Surveys were taken, and focus group meetings held, and now the St. Paul and Mounds View school districts are homing in on policies aimed at limiting disruptions caused by cellphones in classrooms.
How disruptive? Nearly 1 in 10 students in St. Paul reported using their phones more than two hours per day at school, according to a report to school board members last week.
“This equates to around 53 school days spent on a phone during school hours,” said Jodi Danielson, the district’s director of schools and learning.
Still, the policy now being considered in the state’s second-largest district envisions high schoolers being able to use their phones between classes and at lunch — a break from the “away for the day” policies enacted by many districts in the weeks ahead of the 2024-25 school year.
Mounds View, too, would allow middle and high school students to use phones during non-academic times under a recommendation presented to board members this month by a cellphone advisory committee. A majority of elementary school students, family members and staffers who were surveyed in the district agreed phones should not be permitted in their buildings at any time.
The deliberations come in response to state legislative action requiring every district and charter school in Minnesota to establish cellphone policies by March 15, 2025.

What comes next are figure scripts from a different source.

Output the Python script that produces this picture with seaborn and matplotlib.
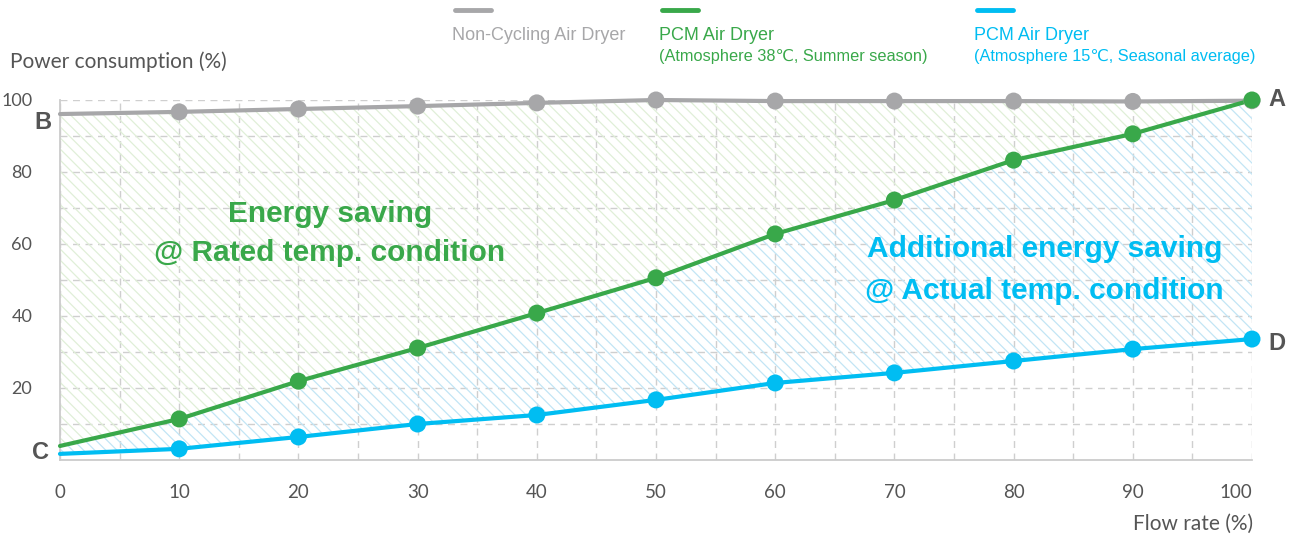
import numpy as np
import matplotlib
matplotlib.use("Agg")
import matplotlib.pyplot as plt
import seaborn as sns
import pandas as pd
from matplotlib.lines import Line2D

# values
flow = [0, 10, 20, 30, 40, 50, 60, 70, 80, 90, 100]
non_cycling = [96.1, 96.7, 97.5, 98.3, 99.2, 100.0, 99.7, 99.7, 99.7, 99.6, 99.8]
pcm_summer = [3.9, 11.4, 21.9, 31.1, 40.8, 50.6, 62.8, 72.2, 83.3, 90.6, 100.0]
pcm_average = [1.7, 3.1, 6.4, 10.0, 12.5, 16.7, 21.4, 24.2, 27.5, 30.8, 33.6]
x_ticks = [0, 10, 20, 30, 40, 50, 60, 70, 80, 90, 100]
y_ticks = [20, 40, 60, 80, 100]

df = pd.DataFrame({"flow": flow, "gray": non_cycling,
                   "green": pcm_summer, "blue": pcm_average})
pts = df[df["flow"] > 0]

GRAY = "#a7a7a9"
GREEN = "#39a84a"
BLUE = "#00bdf2"
TXT = "#555555"

sns.set_style("white")
plt.rcParams["font.family"] = ["Lato", "DejaVu Sans"]
plt.rcParams["hatch.linewidth"] = 0.9

fig = plt.figure(figsize=(12.95, 5.38), dpi=100)
ax = fig.add_axes([60 / 1295, 78 / 538, 1192 / 1295, 360 / 538])

# hatched areas between the curves
ax.fill_between(df["flow"], df["green"], df["gray"], facecolor="none",
                edgecolor="#e0efd8", hatch="\\\\\\", linewidth=0)
ax.fill_between(df["flow"], df["blue"], df["green"], facecolor="none",
                edgecolor="#c2e5f5", hatch="\\\\\\", linewidth=0)

for col, c in [("gray", GRAY), ("blue", BLUE), ("green", GREEN)]:
    sns.lineplot(data=df, x="flow", y=col, color=c, linewidth=3, ax=ax,
                 clip_on=False, zorder=4)
    sns.scatterplot(data=pts, x="flow", y=col, color=c, s=150, ax=ax,
                    edgecolor="none", clip_on=False, zorder=5)

ax.set_xlim(0, 100)
ax.set_ylim(0, 100)
ax.set_xticks(x_ticks)
ax.set_yticks(y_ticks)
ax.set_xticks(np.arange(0, 101, 5), minor=True)
ax.set_yticks(np.arange(10, 101, 10), minor=True)
ax.grid(True, which="both", color="#cfcfcf", linestyle=(0, (5, 4)), linewidth=1)
ax.set_axisbelow(True)
ax.tick_params(which="both", length=0)
ax.tick_params(axis="y", pad=20, labelsize=13, labelcolor=TXT)
ax.tick_params(axis="x", pad=17, labelsize=13.5, labelcolor=TXT)
ax.get_xticklabels()[-1].set_horizontalalignment("right")
for s in ["top", "right"]:
    ax.spines[s].set_visible(False)
for s in ["left", "bottom"]:
    ax.spines[s].set_color("#cccccc")
    ax.spines[s].set_linewidth(1.3)
ax.set_xlabel("")
ax.set_ylabel("")

fig.text(10 / 1295, 1 - 62 / 538, "Power consumption (%)", fontsize=15,
         color=TXT, va="center", ha="left")
fig.text(1253 / 1295, 1 - 524 / 538, "Flow rate (%)", fontsize=15,
         color=TXT, va="center", ha="right")

# point labels
lab = dict(fontsize=17, fontweight="bold", color=TXT, va="center",
           family=["Liberation Sans", "DejaVu Sans"])
ax.annotate("A", (flow[-1], pcm_summer[-1]), xytext=(12, 0),
            textcoords="offset points", ha="left", **lab)
ax.annotate("D", (flow[-1], pcm_average[-1]), xytext=(12, -3),
            textcoords="offset points", ha="left", **lab)
ax.annotate("B", (flow[0], non_cycling[0]), xytext=(-6, -6),
            textcoords="offset points", ha="right", **lab)
ax.annotate("C", (flow[0], pcm_average[0]), xytext=(-8, 1),
            textcoords="offset points", ha="right", **lab)

big = dict(fontsize=21.5, fontweight="bold", ha="center", va="center",
           family=["Liberation Sans", "DejaVu Sans"])
ax.text(22.65, 63, "Energy saving\n@ Rated temp. condition", color=GREEN,
        linespacing=1.5, **big)
ax.text(82.6, 52.8, "Additional energy saving\n@ Actual temp. condition",
        color=BLUE, linespacing=1.62, **big)

# legend on top
leg_font = ["Liberation Sans", "DejaVu Sans"]
for x0, c, l1, l2 in [
    (455, GRAY, "Non-Cycling Air Dryer", None),
    (662, GREEN, "PCM Air Dryer", "(Atmosphere 38\u2103, Summer season)"),
    (977, BLUE, "PCM Air Dryer", "(Atmosphere 15\u2103, Seasonal average)"),
]:
    fig.add_artist(Line2D([x0 / 1295, (x0 + 36) / 1295],
                          [1 - 10 / 538, 1 - 10 / 538],
                          color=c, linewidth=3.5, transform=fig.transFigure))
    fig.text((x0 - 3) / 1295, 1 - 35 / 538, l1, color=c, fontsize=13,
             va="center", ha="left", family=leg_font)
    if l2:
        fig.text((x0 - 3) / 1295, 1 - 57 / 538, l2, color=c, fontsize=11.8,
                 va="center", ha="left", family=leg_font)

fig.savefig("out.png", dpi=100)
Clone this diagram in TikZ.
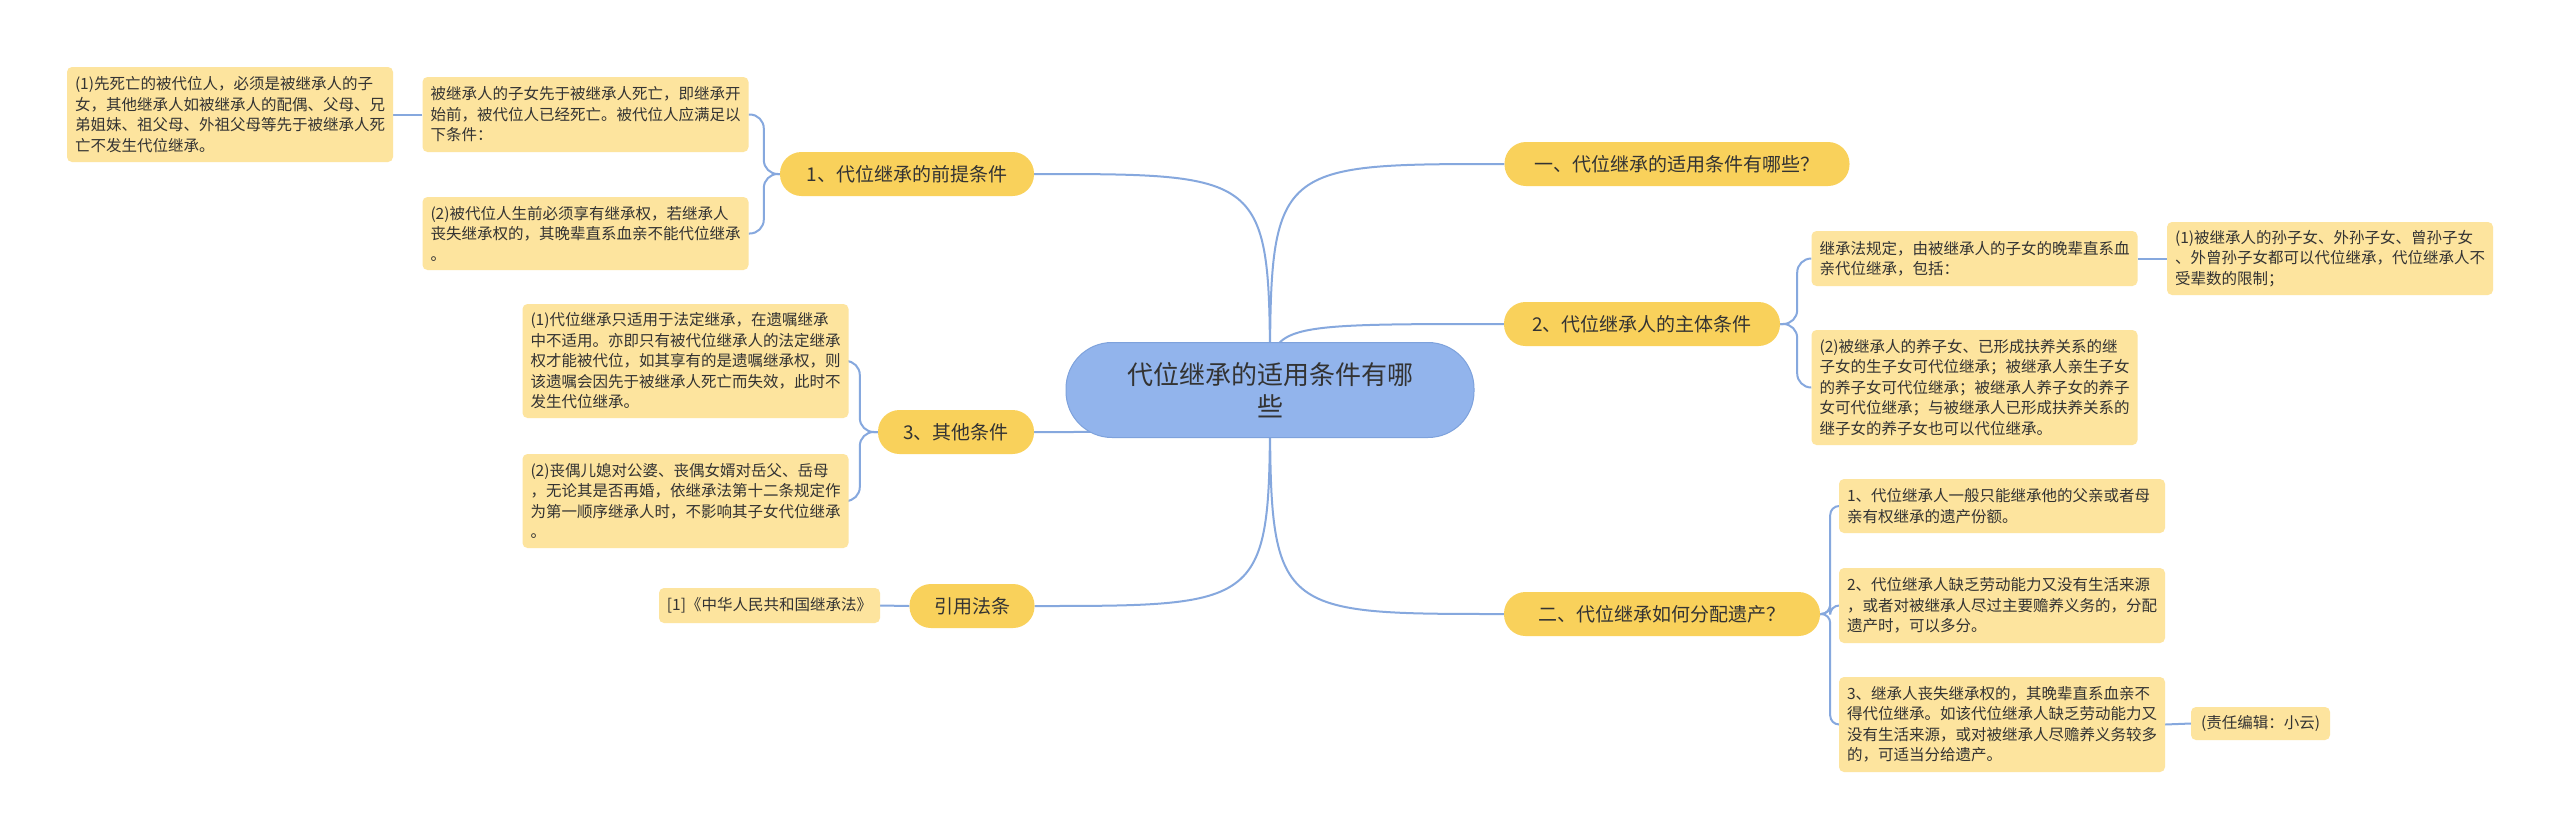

Danielson presented her recommendations to St. Paul board members at the tail end of a six-hour meeting highlighted by the naming of Stacie Stanley as the district’s next superintendent. As a result, there was little discussion by board members at the time. But there will probably be plenty of questions before the board finalizes the new cellphone rules in February.
“This is a pretty contentious conversation, and there are a lot of different viewpoints, and I want to lift up that it’s going to be a shift for some of our students,” Board Chair Halla Henderson said.